Great ad alone won’t sell your brand — is your ad engagement-focused?

There was a time when all you needed to keep your brand in the game was to push conversion-driven ads that sell your products and/or services. Whether you achieve this via door-to-door sale, radio jingles, TV ad slot, or good old fliers on street corners and storefronts is immaterial.

Nowadays, with consumer options expanded by increased access to global markets, research shows that customers are increasingly circumspect when making a decision on what to buy and who to buy it from. This means that your marketing has to go beyond conversion-driven campaigns to driving engagement for your brand through your advert.

A number of Nigerian brands have done this to great success, but we look at Trophy Lager Beer’s ‘Na who stand by you be your Honourable,’ and Access Bank’s More Than a Tag adverts here.

The Science of engagement

When looking into developing an ad campaign for your brand you have the option of going for virality – which gives you a flash hold on the attention of your customers – or timeless appeal you can milk for a long time.

The aforementioned campaigns chose the latter by focusing on engagement.

We have written here about the Trophy beer ad titled ‘Na who stand by you be your Honourable,’ dissecting what it got right and why it works. There is something more about the ad however that goes beyond the general appeal of its message.

The brand didn’t stop at pushing out an ad so well executed that the target audience was at the forefront of circulating it online without any prodding from the brand, it went further.

Having shone a spotlight on the unemployment problem in the country, the brand then launched an initiative called the ‘Stand By Me’ initiative to tackle some of that problem, if only for the creative industry.

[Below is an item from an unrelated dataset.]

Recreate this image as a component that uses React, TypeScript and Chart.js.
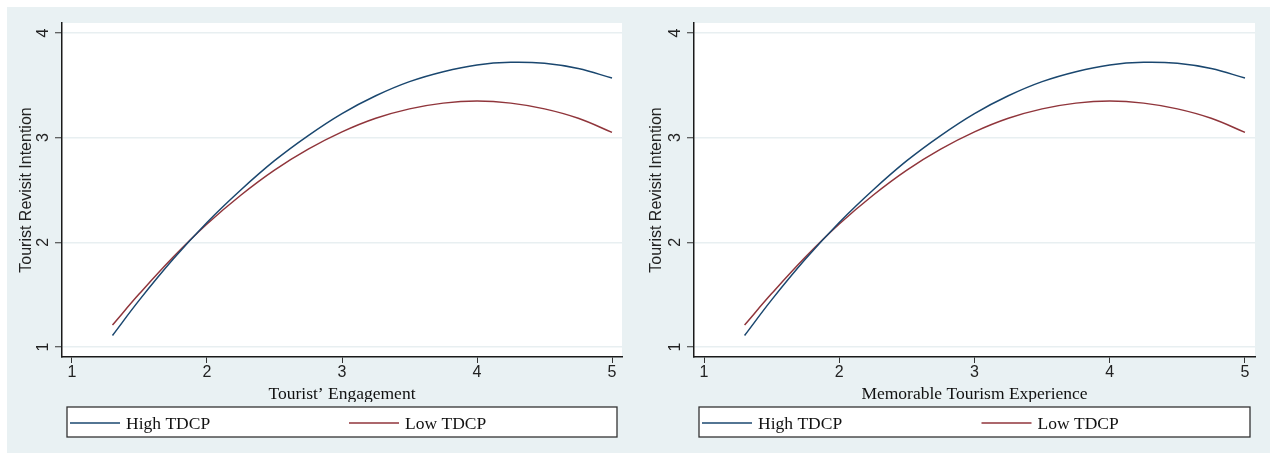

Here is what you achieve by pursuing engagement in this way:

–  Your brand makes an indelible mark tied to your campaign on your target audience. A win for your products and/or services, as well as your brand image.

–  Your brand kills two birds with one stone – marketing itself while giving back through Corporate Social Responsibility (CSR.)

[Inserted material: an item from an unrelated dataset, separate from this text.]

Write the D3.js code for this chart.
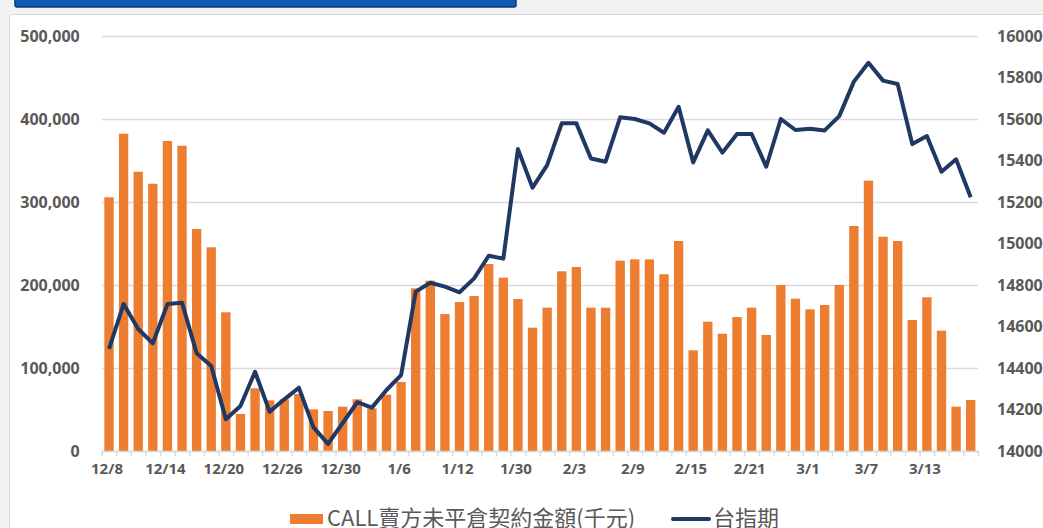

For Access Bank, More Than A Tag used a uniquely human experience of misunderstood struggles, putting the focus on individuals who struggle with the perception the world has of them that is counter to who they know themselves to be. Access assured its audience that it sees them even beyond who they are now to the persons they have the potential to be in the future. It is one ad, and it has many heartfelt stories.

This is what that does for your brand:

–  It gives you and your audience the opportunity to talk about the content of your ad in a multiplicity of ways. They can discuss disability, body-shaming, or gender disparity, and behind these discussions will always linger on your brand name because your engagement-focused campaign wove these stories for just this purpose.

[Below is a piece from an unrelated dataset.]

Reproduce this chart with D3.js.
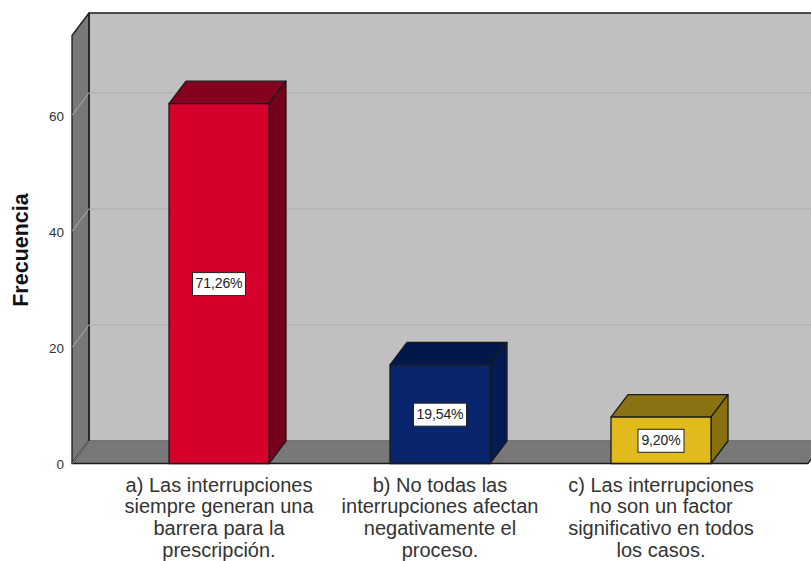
<!DOCTYPE html>
<html><head><meta charset="utf-8">
<script src="https://cdn.jsdelivr.net/npm/d3@7/dist/d3.min.js"></script>
<style>html,body{margin:0;padding:0;background:#fff;overflow:hidden}svg{display:block;font-family:"Liberation Sans",Arial,sans-serif}</style>
</head><body><svg id="c" width="811" height="561"></svg>
<script>
const categories = ["a","b","c"];
const values = [62,17,8];
const percentLabels = ["71,26%","19,54%","9,20%"];
const categoryLines = [
 ["a) Las interrupciones","siempre generan una","barrera para la","prescripción."],
 ["b) No todas las","interrupciones afectan","negativamente el","proceso."],
 ["c) Las interrupciones","no son un factor","significativo en todos","los casos."]];
const yTicks = [0,20,40,60];
const frontColors = ["#d6002d","#08256e","#e1bb1c"];
const topColors = ["#85001f","#04174a","#8a7212"];
const sideColors = ["#76001c","#041a52","#877010"];

const svg = d3.select("#c");
const dx = 17, dy = -22.5, barW = 100;
const y = d3.scaleLinear().domain([0,73.75]).range([463.5,35.5]);
const x = d3.scalePoint().domain(categories).range([219,661]);
const left = 72, right = 808;
const line = d3.line();
const poly = (pts,fill,stroke="#1a1a1a") => svg.append("path").attr("d",line(pts)+"Z").attr("fill",fill).attr("stroke",stroke).attr("stroke-width",1.3).attr("stroke-linejoin","round");

// back wall, side wall, floor
poly([[left+dx,y(73.75)+dy],[right+dx+5,y(73.75)+dy],[right+dx+5,y(0)+dy],[left+dx,y(0)+dy]],"#c0c0c0");
poly([[left,y(73.75)],[left+dx,y(73.75)+dy],[left+dx,y(0)+dy],[left,y(0)]],"#787878");
poly([[left,y(0)],[left+dx,y(0)+dy],[right+dx,y(0)+dy],[right,y(0)]],"#787878");
svg.append("line").attr("x1",left+dx).attr("x2",right+dx).attr("y1",y(0)+dy).attr("y2",y(0)+dy).attr("stroke","#747474").attr("stroke-width",2);
svg.append("line").attr("x1",left+dx).attr("x2",left+dx).attr("y1",y(73.75)+dy).attr("y2",y(0)+dy).attr("stroke","#222").attr("stroke-width",1.3);
svg.append("line").attr("x1",left).attr("x2",left+dx).attr("y1",y(0)).attr("y2",y(0)+dy).attr("stroke","#9a9a9a").attr("stroke-width",1);

// gridlines through wall and back
yTicks.slice(1).forEach(t=>{
  svg.append("path").attr("fill","none").attr("stroke","#aeaeae").attr("stroke-width",1)
    .attr("d",line([[left,y(t)],[left+dx,y(t)+dy],[right+dx+5,y(t)+dy]]));
});

// y axis labels
svg.selectAll(".tick").data(yTicks).join("text").attr("class","tick")
  .attr("x",64).attr("y",d=>y(d)+2).attr("text-anchor","end").attr("dominant-baseline","middle")
  .attr("font-size",13.5).attr("fill","#333").text(d=>d);

svg.append("text").attr("transform","translate(28,250) rotate(-90)").attr("text-anchor","middle")
  .attr("font-size",21.5).attr("font-weight","bold").attr("fill","#111").text("Frecuencia");

// bars
categories.forEach((c,i)=>{
  const x0 = x(c)-barW/2, x1 = x0+barW, yt = y(values[i]), yb = y(0);
  poly([[x0,yt],[x0+dx,yt+dy],[x1+dx,yt+dy],[x1,yt]],topColors[i]);
  poly([[x1,yt],[x1+dx,yt+dy],[x1+dx,yb+dy],[x1,yb]],sideColors[i]);
  poly([[x0,yt],[x1,yt],[x1,yb],[x0,yb]],frontColors[i]);
  const cy = (yt+yb)/2, w = percentLabels[i].length>5?53:46, h = 23;
  svg.append("rect").attr("x",x(c)-w/2).attr("y",cy-h/2+0.5).attr("width",w).attr("height",h)
    .attr("fill","#fff").attr("stroke","#222").attr("stroke-width",1);
  svg.append("text").attr("x",x(c)).attr("y",cy+1).attr("text-anchor","middle").attr("dominant-baseline","middle")
    .attr("font-size",14).attr("letter-spacing",-0.1).attr("fill","#222").text(percentLabels[i]);
  categoryLines[i].forEach((t,j)=>{
    svg.append("text").attr("x",x(c)).attr("y",491.5+j*21.7).attr("text-anchor","middle")
      .attr("font-size",20).attr("fill","#333").text(t);
  });
});
</script></body></html>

–  Your brand retains the prerogative to pick any number of issues in the ad and launch a CSR project on it which itself is a way to build brand image and position as a brand for the people.

The two are the perfect, fully-rounded sort of campaign every brand needs.

Conclusion

Adverts are a cornerstone of success for brands and when done right can be incredibly powerful. Perhaps because of that, their potential is rarely fully exploited by many businesses. Often once an ad gets one thing right, and the brand’s revenue picks up, decision-makers take a deep breath, pat themselves on the back, and move on. Until the next advert need comes along.

Businesses spend huge chunks of money annually on ads, and for the most part, they get some value from their spend.

Yet it can be argued – quite rightly too – that they could get so much more value if they are able to put out ads that aim only for conversion that sells a product or service, but ads that are engagement-focused because that’s where the gold is.

With insight about the changing consumer behaviour since the start of the global pandemic coming in from sources like management consulting firm, Mckinsey and Company, brandsneeds to do more than before.